↓↓↓
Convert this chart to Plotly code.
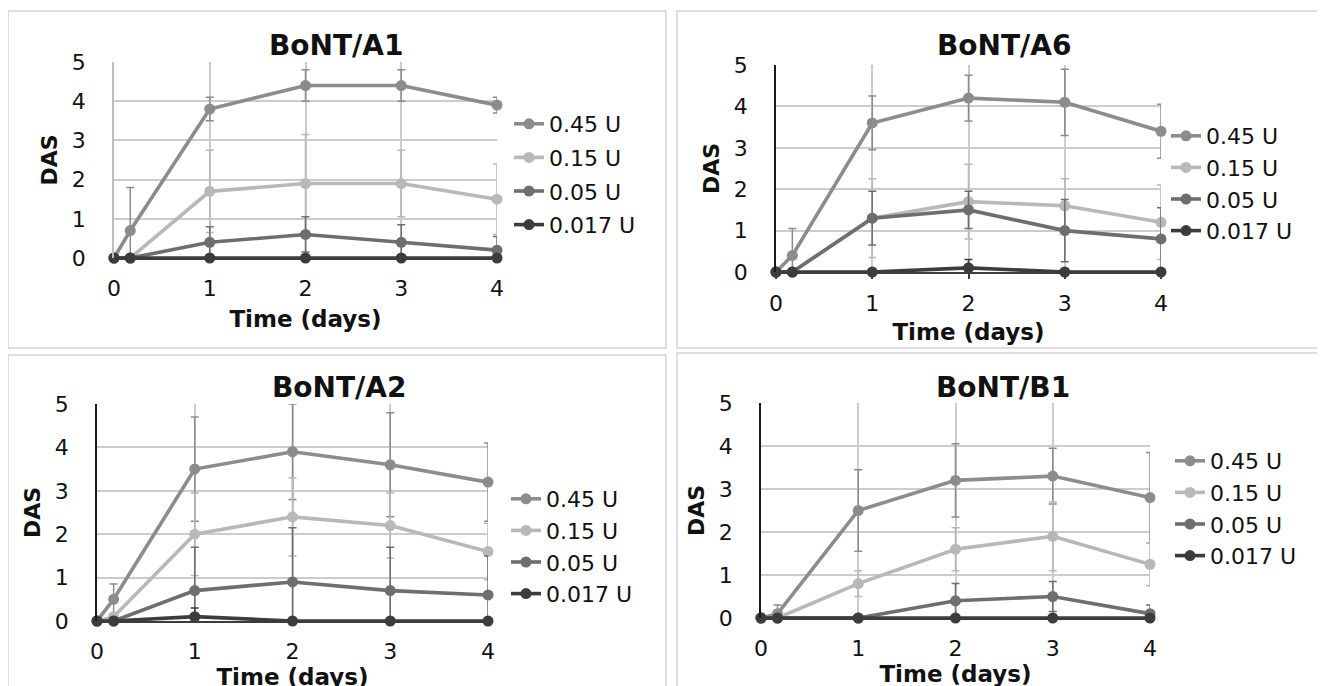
import plotly.graph_objects as go

W, H = 1325, 686
OFFSET = 8  # the page body margin shifts the figure by this many pixels

# ---------------- data ----------------
time_days = [0, 0.17, 1, 2, 3, 4]
doses = ["0.45 U", "0.15 U", "0.05 U", "0.017 U"]
panels = ["BoNT/A1", "BoNT/A6", "BoNT/A2", "BoNT/B1"]

# BoNT/A1
a1_045 = [0, 0.7, 3.8, 4.4, 4.4, 3.9]
a1_015 = [0, 0, 1.7, 1.9, 1.9, 1.5]
a1_005 = [0, 0, 0.4, 0.6, 0.4, 0.2]
a1_0017 = [0, 0, 0, 0, 0, 0]
a1_045_err = [0, 1.1, 0.3, 0.4, 0.4, 0.2]
a1_015_err = [0, 0, 1.05, 1.25, 0.85, 0.9]
a1_005_err = [0, 0, 0.4, 0.45, 0.45, 0.35]
a1_0017_err = [0, 0, 0, 0, 0, 0]

# BoNT/A6
a6_045 = [0, 0.4, 3.6, 4.2, 4.1, 3.4]
a6_015 = [0, 0, 1.3, 1.7, 1.6, 1.2]
a6_005 = [0, 0, 1.3, 1.5, 1.0, 0.8]
a6_0017 = [0, 0, 0, 0.1, 0, 0]
a6_045_err = [0, 0.65, 0.65, 0.55, 0.8, 0.65]
a6_015_err = [0, 0, 0.95, 0.9, 0.65, 0.9]
a6_005_err = [0, 0, 0.65, 0.45, 0.75, 0.75]
a6_0017_err = [0, 0, 0, 0.2, 0, 0]

# BoNT/A2
a2_045 = [0, 0.5, 3.5, 3.9, 3.6, 3.2]
a2_015 = [0, 0.1, 2.0, 2.4, 2.2, 1.6]
a2_005 = [0, 0, 0.7, 0.9, 0.7, 0.6]
a2_0017 = [0, 0, 0.1, 0, 0, 0]
a2_045_err = [0, 0.35, 1.2, 1.1, 1.2, 0.9]
a2_015_err = [0, 0, 0.95, 0.9, 0.75, 0.65]
a2_005_err = [0, 0, 1.0, 1.25, 1.0, 0.9]
a2_0017_err = [0, 0, 0.2, 0, 0, 0]

# BoNT/B1
b1_045 = [0, 0.1, 2.5, 3.2, 3.3, 2.8]
b1_015 = [0, 0, 0.8, 1.6, 1.9, 1.25]
b1_005 = [0, 0, 0, 0.4, 0.5, 0.1]
b1_0017 = [0, 0, 0, 0, 0, 0]
b1_045_err = [0, 0.2, 0.95, 0.85, 0.65, 1.05]
b1_015_err = [0, 0, 0.3, 0.5, 0.8, 0.5]
b1_005_err = [0, 0, 0, 0.4, 0.35, 0.2]
b1_0017_err = [0, 0, 0, 0, 0, 0]

x_ticks = [0, 1, 2, 3, 4]
y_ticks = [0, 1, 2, 3, 4, 5]

# ---------------- styling ----------------
colors = ["#8c8c8c", "#b8b8b8", "#6e6e6e", "#3c3c3c"]
FONT = "DejaVu Sans"

def px_x(p):
    return (p - OFFSET) / W

def px_y(p):
    return 1 - (p - OFFSET) / H

# plot-area boxes in screen pixels: (x_left, x_right, y_top, y_bottom)
boxes = [
    (114, 497, 62, 258),
    (776, 1161, 65, 272),
    (97, 488, 404, 621),
    (761, 1150, 403, 618),
]
title_pos = [(336, 45), (1004, 45), (339, 387), (1003, 387)]
legend_pos = [(509, 103, 2), (1166, 115, 0), (506, 478, 0), (1170, 440, 0)]
yline_colors = ["#bfbfbf", "#1a1a1a", "#1a1a1a", "#1a1a1a"]
x_tick_len = [0, 5, 0, 0]
x_label_standoff = [10, 6, 10, 10]
x_title_standoff = [11, 9, 4, 3]
panel_rects = [(8, 11, 666, 348), (677, 11, 1340, 348), (8, 355, 666, 700), (677, 353, 1340, 700)]

series = [
    [(a1_045, a1_045_err), (a1_015, a1_015_err), (a1_005, a1_005_err), (a1_0017, a1_0017_err)],
    [(a6_045, a6_045_err), (a6_015, a6_015_err), (a6_005, a6_005_err), (a6_0017, a6_0017_err)],
    [(a2_045, a2_045_err), (a2_015, a2_015_err), (a2_005, a2_005_err), (a2_0017, a2_0017_err)],
    [(b1_045, b1_045_err), (b1_015, b1_015_err), (b1_005, b1_005_err), (b1_0017, b1_0017_err)],
]

fig = go.Figure()
layout = dict(
    width=W, height=H,
    margin=dict(l=0, r=0, t=0, b=0, autoexpand=False),
    paper_bgcolor="white", plot_bgcolor="white",
    font=dict(family=FONT, color="#111111"),
    showlegend=True,
    annotations=[], shapes=[],
)

for i in range(4):
    sfx = "" if i == 0 else str(i + 1)
    xa, ya = "x" + sfx, "y" + sfx
    leg = "legend" + sfx
    for j, (vals, errs) in enumerate(series[i]):
        minus = [min(e, v) for v, e in zip(vals, errs)]
        fig.add_trace(go.Scatter(
            x=time_days, y=vals, name=doses[j],
            mode="lines+markers",
            line=dict(color=colors[j], width=3.6),
            marker=dict(color=colors[j], size=11),
            error_y=dict(type="data", array=errs, arrayminus=minus, symmetric=False,
                         color=colors[j], thickness=1.5, width=4),
            xaxis=xa, yaxis=ya, legend=leg, legendgroup=f"{i}-{j}",
            cliponaxis=False,
        ))
    xl, xr, yt, yb = boxes[i]
    layout["xaxis" + sfx] = dict(
        domain=[px_x(xl), px_x(xr)], range=[0, 4], anchor=ya,
        tickvals=x_ticks,
        ticks="outside" if x_tick_len[i] else "", ticklen=x_tick_len[i] or 5,
        tickcolor="#3c3c3c", tickwidth=1.5,
        ticklabelstandoff=x_label_standoff[i],
        tickfont=dict(size=22, family=FONT, color="#111111"),
        showgrid=True, gridcolor="#cccccc", gridwidth=1.5,
        showline=True, linecolor="#3c3c3c", linewidth=1.5, zeroline=False,
        title=dict(text="<b>Time (days)</b>", font=dict(size=23, family=FONT, color="#111111"),
                   standoff=x_title_standoff[i]),
    )
    layout["yaxis" + sfx] = dict(
        domain=[px_y(yb), px_y(yt)], range=[0, 5], anchor=xa,
        tickvals=y_ticks, ticks="", ticklabelstandoff=22,
        tickfont=dict(size=22, family=FONT, color="#111111"),
        showgrid=True, gridcolor="#cccccc", gridwidth=1.5,
        showline=True, linecolor=yline_colors[i], linewidth=1.5, zeroline=False,
        title=dict(text="<b>DAS</b>", font=dict(size=22, family=FONT, color="#111111"),
                   standoff=8),
    )
    lx, ly, gap = legend_pos[i]
    layout[leg] = dict(
        x=px_x(lx), y=px_y(ly), xanchor="left", yanchor="top",
        font=dict(size=22, family=FONT, color="#111111"),
        bgcolor="rgba(0,0,0,0)", borderwidth=0, tracegroupgap=gap,
    )
    tx, ty = title_pos[i]
    layout["annotations"].append(dict(
        text="<b>" + panels[i] + "</b>", x=px_x(tx), y=px_y(ty), xref="paper", yref="paper",
        xanchor="center", yanchor="middle", showarrow=False,
        font=dict(size=28, family=FONT, color="#111111"),
    ))
    x0, y0, x1, y1 = panel_rects[i]
    layout["shapes"].append(dict(
        type="rect", xref="paper", yref="paper",
        x0=px_x(x0), x1=px_x(x1), y0=px_y(y1), y1=px_y(y0),
        line=dict(color="#d4d4d4", width=1.5), fillcolor="rgba(0,0,0,0)", layer="below",
    ))

fig.update_layout(**layout)
fig.write_html("out.html")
↑↑↑
▸ Written instruction:
Reproduce each line exactly as it appears, omitting the pictures.

▸ Complete answer:
Convert this chart to Plotly code.
import plotly.graph_objects as go

W, H = 1325, 686
OFFSET = 8  # the page body margin shifts the figure by this many pixels

# ---------------- data ----------------
time_days = [0, 0.17, 1, 2, 3, 4]
doses = ["0.45 U", "0.15 U", "0.05 U", "0.017 U"]
panels = ["BoNT/A1", "BoNT/A6", "BoNT/A2", "BoNT/B1"]

# BoNT/A1
a1_045 = [0, 0.7, 3.8, 4.4, 4.4, 3.9]
a1_015 = [0, 0, 1.7, 1.9, 1.9, 1.5]
a1_005 = [0, 0, 0.4, 0.6, 0.4, 0.2]
a1_0017 = [0, 0, 0, 0, 0, 0]
a1_045_err = [0, 1.1, 0.3, 0.4, 0.4, 0.2]
a1_015_err = [0, 0, 1.05, 1.25, 0.85, 0.9]
a1_005_err = [0, 0, 0.4, 0.45, 0.45, 0.35]
a1_0017_err = [0, 0, 0, 0, 0, 0]

# BoNT/A6
a6_045 = [0, 0.4, 3.6, 4.2, 4.1, 3.4]
a6_015 = [0, 0, 1.3, 1.7, 1.6, 1.2]
a6_005 = [0, 0, 1.3, 1.5, 1.0, 0.8]
a6_0017 = [0, 0, 0, 0.1, 0, 0]
a6_045_err = [0, 0.65, 0.65, 0.55, 0.8, 0.65]
a6_015_err = [0, 0, 0.95, 0.9, 0.65, 0.9]
a6_005_err = [0, 0, 0.65, 0.45, 0.75, 0.75]
a6_0017_err = [0, 0, 0, 0.2, 0, 0]

# BoNT/A2
a2_045 = [0, 0.5, 3.5, 3.9, 3.6, 3.2]
a2_015 = [0, 0.1, 2.0, 2.4, 2.2, 1.6]
a2_005 = [0, 0, 0.7, 0.9, 0.7, 0.6]
a2_0017 = [0, 0, 0.1, 0, 0, 0]
a2_045_err = [0, 0.35, 1.2, 1.1, 1.2, 0.9]
a2_015_err = [0, 0, 0.95, 0.9, 0.75, 0.65]
a2_005_err = [0, 0, 1.0, 1.25, 1.0, 0.9]
a2_0017_err = [0, 0, 0.2, 0, 0, 0]

# BoNT/B1
b1_045 = [0, 0.1, 2.5, 3.2, 3.3, 2.8]
b1_015 = [0, 0, 0.8, 1.6, 1.9, 1.25]
b1_005 = [0, 0, 0, 0.4, 0.5, 0.1]
b1_0017 = [0, 0, 0, 0, 0, 0]
b1_045_err = [0, 0.2, 0.95, 0.85, 0.65, 1.05]
b1_015_err = [0, 0, 0.3, 0.5, 0.8, 0.5]
b1_005_err = [0, 0, 0, 0.4, 0.35, 0.2]
b1_0017_err = [0, 0, 0, 0, 0, 0]

x_ticks = [0, 1, 2, 3, 4]
y_ticks = [0, 1, 2, 3, 4, 5]

# ---------------- styling ----------------
colors = ["#8c8c8c", "#b8b8b8", "#6e6e6e", "#3c3c3c"]
FONT = "DejaVu Sans"

def px_x(p):
    return (p - OFFSET) / W

def px_y(p):
    return 1 - (p - OFFSET) / H

# plot-area boxes in screen pixels: (x_left, x_right, y_top, y_bottom)
boxes = [
    (114, 497, 62, 258),
    (776, 1161, 65, 272),
    (97, 488, 404, 621),
    (761, 1150, 403, 618),
]
title_pos = [(336, 45), (1004, 45), (339, 387), (1003, 387)]
legend_pos = [(509, 103, 2), (1166, 115, 0), (506, 478, 0), (1170, 440, 0)]
yline_colors = ["#bfbfbf", "#1a1a1a", "#1a1a1a", "#1a1a1a"]
x_tick_len = [0, 5, 0, 0]
x_label_standoff = [10, 6, 10, 10]
x_title_standoff = [11, 9, 4, 3]
panel_rects = [(8, 11, 666, 348), (677, 11, 1340, 348), (8, 355, 666, 700), (677, 353, 1340, 700)]

series = [
    [(a1_045, a1_045_err), (a1_015, a1_015_err), (a1_005, a1_005_err), (a1_0017, a1_0017_err)],
    [(a6_045, a6_045_err), (a6_015, a6_015_err), (a6_005, a6_005_err), (a6_0017, a6_0017_err)],
    [(a2_045, a2_045_err), (a2_015, a2_015_err), (a2_005, a2_005_err), (a2_0017, a2_0017_err)],
    [(b1_045, b1_045_err), (b1_015, b1_015_err), (b1_005, b1_005_err), (b1_0017, b1_0017_err)],
]

fig = go.Figure()
layout = dict(
    width=W, height=H,
    margin=dict(l=0, r=0, t=0, b=0, autoexpand=False),
    paper_bgcolor="white", plot_bgcolor="white",
    font=dict(family=FONT, color="#111111"),
    showlegend=True,
    annotations=[], shapes=[],
)

for i in range(4):
    sfx = "" if i == 0 else str(i + 1)
    xa, ya = "x" + sfx, "y" + sfx
    leg = "legend" + sfx
    for j, (vals, errs) in enumerate(series[i]):
        minus = [min(e, v) for v, e in zip(vals, errs)]
        fig.add_trace(go.Scatter(
            x=time_days, y=vals, name=doses[j],
            mode="lines+markers",
            line=dict(color=colors[j], width=3.6),
            marker=dict(color=colors[j], size=11),
            error_y=dict(type="data", array=errs, arrayminus=minus, symmetric=False,
                         color=colors[j], thickness=1.5, width=4),
            xaxis=xa, yaxis=ya, legend=leg, legendgroup=f"{i}-{j}",
            cliponaxis=False,
        ))
    xl, xr, yt, yb = boxes[i]
    layout["xaxis" + sfx] = dict(
        domain=[px_x(xl), px_x(xr)], range=[0, 4], anchor=ya,
        tickvals=x_ticks,
        ticks="outside" if x_tick_len[i] else "", ticklen=x_tick_len[i] or 5,
        tickcolor="#3c3c3c", tickwidth=1.5,
        ticklabelstandoff=x_label_standoff[i],
        tickfont=dict(size=22, family=FONT, color="#111111"),
        showgrid=True, gridcolor="#cccccc", gridwidth=1.5,
        showline=True, linecolor="#3c3c3c", linewidth=1.5, zeroline=False,
        title=dict(text="<b>Time (days)</b>", font=dict(size=23, family=FONT, color="#111111"),
                   standoff=x_title_standoff[i]),
    )
    layout["yaxis" + sfx] = dict(
        domain=[px_y(yb), px_y(yt)], range=[0, 5], anchor=xa,
        tickvals=y_ticks, ticks="", ticklabelstandoff=22,
        tickfont=dict(size=22, family=FONT, color="#111111"),
        showgrid=True, gridcolor="#cccccc", gridwidth=1.5,
        showline=True, linecolor=yline_colors[i], linewidth=1.5, zeroline=False,
        title=dict(text="<b>DAS</b>", font=dict(size=22, family=FONT, color="#111111"),
                   standoff=8),
    )
    lx, ly, gap = legend_pos[i]
    layout[leg] = dict(
        x=px_x(lx), y=px_y(ly), xanchor="left", yanchor="top",
        font=dict(size=22, family=FONT, color="#111111"),
        bgcolor="rgba(0,0,0,0)", borderwidth=0, tracegroupgap=gap,
    )
    tx, ty = title_pos[i]
    layout["annotations"].append(dict(
        text="<b>" + panels[i] + "</b>", x=px_x(tx), y=px_y(ty), xref="paper", yref="paper",
        xanchor="center", yanchor="middle", showarrow=False,
        font=dict(size=28, family=FONT, color="#111111"),
    ))
    x0, y0, x1, y1 = panel_rects[i]
    layout["shapes"].append(dict(
        type="rect", xref="paper", yref="paper",
        x0=px_x(x0), x1=px_x(x1), y0=px_y(y1), y1=px_y(y0),
        line=dict(color="#d4d4d4", width=1.5), fillcolor="rgba(0,0,0,0)", layer="below",
    ))

fig.update_layout(**layout)
fig.write_html("out.html")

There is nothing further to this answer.